The Most Dangerous Game is one of the early novels of Gavin Lyall, who has written some wonderful thrillers involving pilots of small planes, along with the engaging Major Maxim tales of military espionage, and a recent historical spy series (set in the time of George V and beginning with Spy's Honour). Lyall's main characters are always outsiders, and things often don't go their way. This increases the suspense for his readers, who are never guaranteed a happy ending.

We enter The Most Dangerous Game at Rovaniemi airport in Finland, where hungover English floatplane pilot Bill Cary is hired by the short, 'slightly tubby' and very polite Virginian hunter Frederick Wells Homer.
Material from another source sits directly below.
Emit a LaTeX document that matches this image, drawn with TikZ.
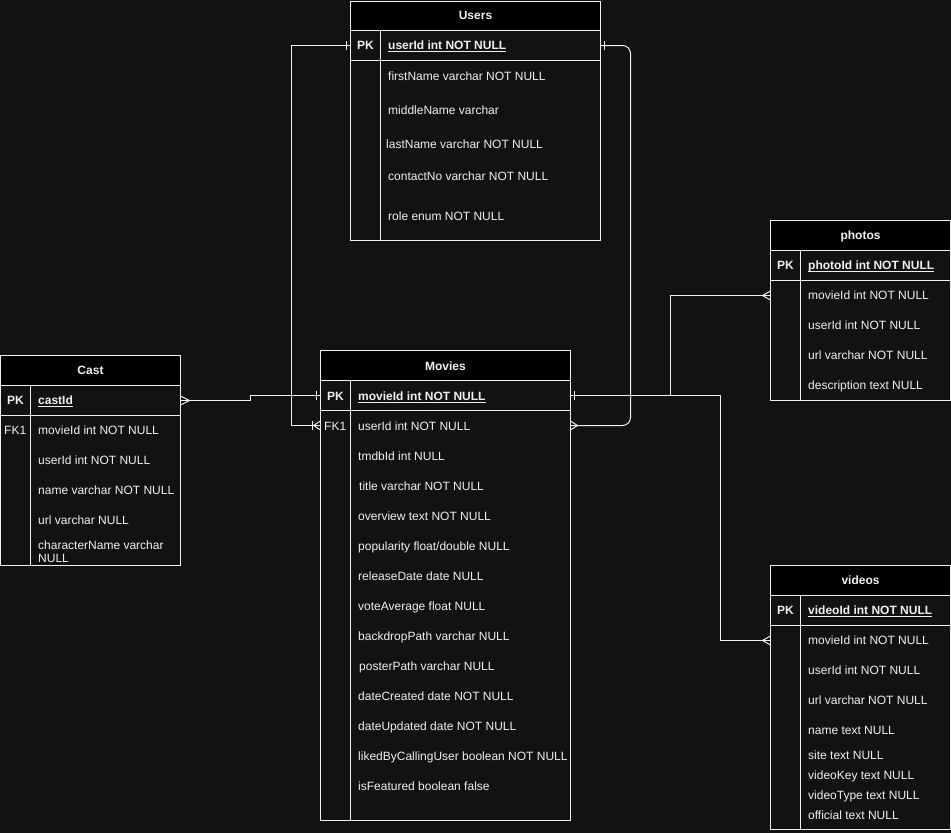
\documentclass[tikz,border=0pt]{standalone}
\usepackage{fontspec}
\setmainfont{Liberation Sans}
\definecolor{bgc}{HTML}{121212}
\definecolor{fgc}{HTML}{F0F0F0}
\newcommand\erfont{\fontsize{12pt}{14pt}\selectfont}
\newcommand\erOne[2]{\draw[conn] ([xshift=#2]#1) ++(0,-4.5) -- ++(0,9);}
\newcommand\erMany[2]{\draw[conn] ([yshift=4.5pt]#1) -- ([xshift=#2]#1) -- ([yshift=-4.5pt]#1);}
\begin{document}
\begin{tikzpicture}[x=1pt,y=-1pt,
  tbody/.style={draw=fgc, line width=1pt, fill=bgc, anchor=north west, inner sep=0pt, outer sep=0pt},
  thead/.style={draw=fgc, line width=1pt, fill=black, anchor=north west, inner sep=0pt, outer sep=0pt, minimum height=30pt},
  rowbox/.style={anchor=north west, inner sep=0pt, outer sep=0pt, minimum height=30pt},
  sep/.style={draw=fgc, line width=1pt},
  conn/.style={draw=fgc, line width=1pt},
  fld/.style={anchor=base west, inner sep=0pt, text=fgc, font=\erfont},
  key/.style={anchor=base, inner sep=0pt, text=fgc, font=\erfont\bfseries},
  fkey/.style={anchor=base west, inner sep=0pt, text=fgc, font=\erfont},
  ttl/.style={anchor=base, inner sep=0pt, text=fgc, font=\erfont\bfseries},
  pkf/.style={anchor=base west, inner sep=0pt, text=fgc, font=\erfont\bfseries},
  ulin/.style={draw=fgc, line width=0.9pt}]
\fill[bgc] (0,0) rectangle (951,833);
\useasboundingbox (0,0) rectangle (951,833);

% ---------------- Users ----------------
\node[tbody, minimum width=250pt, minimum height=239.5pt] (users) at (350.5,1) {};
\node[thead, minimum width=250pt, minimum height=29.5pt] (usersH) at (350.5,1) {};
\node[ttl] (usersT) at (475.5,19.5) {Users};
\node[rowbox, minimum width=250pt] (usersPK) at (350.5,30.5) {};
\draw[sep] (usersPK.south west) -- (usersPK.south east);
\draw[sep] ([xshift=30pt]usersPK.north west) -- ([xshift=30pt]users.south west);
\node[key] (usersPKk) at (365.5,49.5) {PK};
\node[pkf] (usersPKt) at (388,49.5) {userId int NOT NULL};
\node[fld] (users1) at (388,80) {firstName varchar NOT NULL};
\node[fld] (users2) at (388,114.5) {middleName varchar};
\node[fld] (users3) at (386,148) {lastName varchar NOT NULL};
\node[fld] (users4) at (388,180) {contactNo varchar NOT NULL};
\node[fld] (users5) at (388,220) {role enum NOT NULL};

% ---------------- Movies ----------------
\node[tbody, minimum width=250pt, minimum height=470pt] (movies) at (320.5,350.5) {};
\node[thead, minimum width=250pt] (moviesH) at (320.5,350.5) {};
\node[ttl] (moviesT) at (445.5,370) {Movies};
\node[rowbox, minimum width=250pt] (moviesPK) at (320.5,380.5) {};
\node[rowbox, minimum width=250pt] (moviesFK) at (320.5,410.5) {};
\draw[sep] (moviesPK.south west) -- (moviesPK.south east);
\draw[sep] ([xshift=30pt]moviesPK.north west) -- ([xshift=30pt]movies.south west);
\node[key] (moviesPKk) at (335.5,400) {PK};
\node[pkf] (moviesPKt) at (358,400) {movieId int NOT NULL};
\node[fkey] (moviesFKk) at (324,430) {FK1};
\node[fld] (movies1) at (358,430) {userId int NOT NULL};
\node[fld] (movies2) at (358,460) {tmdbId int NULL};
\node[fld] (movies3) at (359,490) {title varchar NOT NULL};
\node[fld] (movies4) at (358,520) {overview text NOT NULL};
\node[fld] (movies5) at (358,550) {popularity float/double NULL};
\node[fld] (movies6) at (358,580) {releaseDate date NULL};
\node[fld] (movies7) at (358,610) {voteAverage float NULL};
\node[fld] (movies8) at (358,640) {backdropPath varchar NULL};
\node[fld] (movies9) at (359,670) {posterPath varchar NULL};
\node[fld] (movies10) at (358,700) {dateCreated date NOT NULL};
\node[fld] (movies11) at (358,730) {dateUpdated date NOT NULL};
\node[fld] (movies12) at (358,760) {likedByCallingUser boolean NOT NULL};
\node[fld] (movies13) at (358,790) {isFeatured boolean false};

% ---------------- Cast ----------------
\node[tbody, minimum width=180pt, minimum height=210pt] (cast) at (0.5,355.5) {};
\node[thead, minimum width=180pt] (castH) at (0.5,355.5) {};
\node[ttl] (castT) at (90.5,374.5) {Cast};
\node[rowbox, minimum width=180pt] (castPK) at (0.5,385.5) {};
\draw[sep] (castPK.south west) -- (castPK.south east);
\draw[sep] ([xshift=30pt]castPK.north west) -- ([xshift=30pt]cast.south west);
\node[key] (castPKk) at (15.5,404) {PK};
\node[pkf] (castPKt) at (38,404) {castId};
\node[fkey] (castFKk) at (4,434) {FK1};
\node[fld] (cast1) at (38,434) {movieId int NOT NULL};
\node[fld] (cast2) at (38,464) {userId int NOT NULL};
\node[fld] (cast3) at (38,494) {name varchar NOT NULL};
\node[fld] (cast4) at (38,524) {url varchar NULL};
\node[fld] (cast5) at (38,549) {characterName varchar};
\node[fld] (cast5b) at (38,562.5) {NULL};

% ---------------- photos ----------------
\node[tbody, minimum width=180pt, minimum height=180pt] (photos) at (770.5,220.5) {};
\node[thead, minimum width=180pt] (photosH) at (770.5,220.5) {};
\node[ttl] (photosT) at (860.5,239.5) {photos};
\node[rowbox, minimum width=180pt] (photosPK) at (770.5,250.5) {};
\node[rowbox, minimum width=180pt] (photosR1) at (770.5,280.5) {};
\draw[sep] (photosPK.south west) -- (photosPK.south east);
\draw[sep] ([xshift=30pt]photosPK.north west) -- ([xshift=30pt]photos.south west);
\node[key] (photosPKk) at (785.5,269.5) {PK};
\node[pkf] (photosPKt) at (808,269.5) {photoId int NOT NULL};
\node[fld] (photos1) at (808,299) {movieId int NOT NULL};
\node[fld] (photos2) at (808,329) {userId int NOT NULL};
\node[fld] (photos3) at (808,359) {url varchar NOT NULL};
\node[fld] (photos4) at (808,389) {description text NULL};

% ---------------- videos ----------------
\node[tbody, minimum width=180pt, minimum height=264pt] (videos) at (770.5,565.5) {};
\node[thead, minimum width=180pt] (videosH) at (770.5,565.5) {};
\node[ttl] (videosT) at (860.5,584) {videos};
\node[rowbox, minimum width=180pt] (videosPK) at (770.5,595.5) {};
\node[rowbox, minimum width=180pt] (videosR1) at (770.5,625.5) {};
\draw[sep] (videosPK.south west) -- (videosPK.south east);
\draw[sep] ([xshift=30pt]videosPK.north west) -- ([xshift=30pt]videos.south west);
\node[key] (videosPKk) at (785.5,614.5) {PK};
\node[pkf] (videosPKt) at (808,614.5) {videoId int NOT NULL};
\node[fld] (videos1) at (808,644) {movieId int NOT NULL};
\node[fld] (videos2) at (808,674) {userId int NOT NULL};
\node[fld] (videos3) at (808,704) {url varchar NOT NULL};
\node[fld] (videos4) at (808,734) {name text NULL};
\node[fld] (videos5) at (808,759) {site text NULL};
\node[fld] (videos6) at (808,779) {videoKey text NULL};
\node[fld] (videos7) at (808,799) {videoType text NULL};
\node[fld] (videos8) at (808,819) {official text NULL};

% underlines of primary keys
\foreach \n in {usersPKt,moviesPKt,castPKt,photosPKt,videosPKt}
  \draw[ulin] ([yshift=-2pt]\n.base west) -- ([yshift=-2pt]\n.base east);

% ---------------- connectors ----------------
% Users -> Movies (left)
\draw[conn] (usersPK.west) -- ++(-59.5,0) |- (moviesFK.west);
\erOne{usersPK.west}{-4pt}
\erMany{moviesFK.west}{-7pt}
\erOne{moviesFK.west}{-8pt}
% Users -> Movies (right, rounded)
\draw[conn, rounded corners=8pt] (usersPK.east) -- ++(30,0) |- (moviesFK.east);
\erOne{usersPK.east}{4pt}
\erMany{moviesFK.east}{7pt}
% Cast -> Movies
\draw[conn] (castPK.east) -- ++(70,0) |- (moviesPK.west);
\erMany{castPK.east}{9pt}
\erOne{moviesPK.west}{-4pt}
% Movies -> photos
\draw[conn] (moviesPK.east) -- ++(99.5,0) |- (photosR1.west);
\erMany{photosR1.west}{-8pt}
% Movies -> videos
\draw[conn] (moviesPK.east) -- ++(149.5,0) |- (videosR1.west);
\erMany{videosR1.west}{-8pt}
\erOne{moviesPK.east}{4pt}
\end{tikzpicture}
\end{document}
Despite Cary's warning that 'If I met a pilot with a hangover like mine, I'd go by submarine', he contracts with Homer to drop him off in a prohibited area to do some bear hunting (Cary badly needs cash for essential repair work on his patched up Beaver aircraft).

What follows is non-stop action with multiple sub-plots involving a WW II Messerschmitt wreck, lost treasure, sabotage and a variety of spies. It turns out that Cary himself is ex-SIS - he now considers security services to be 'nationalized gangsterism'. Characters are intriguing and eccentric, from Homer's rich, lovely, tough and determined sister to 'Lapland's biggest crook' and a very old enemy of Cary's, who pops up unexpectedly.

The dialogue is witty, the hero a shady, self-deprecating character with his own code of ethics, and the surprises keep on coming. If you haven't read Gavin Lyall yet, it's about time.
Note: This book appears to be out of print, but is still available second hand.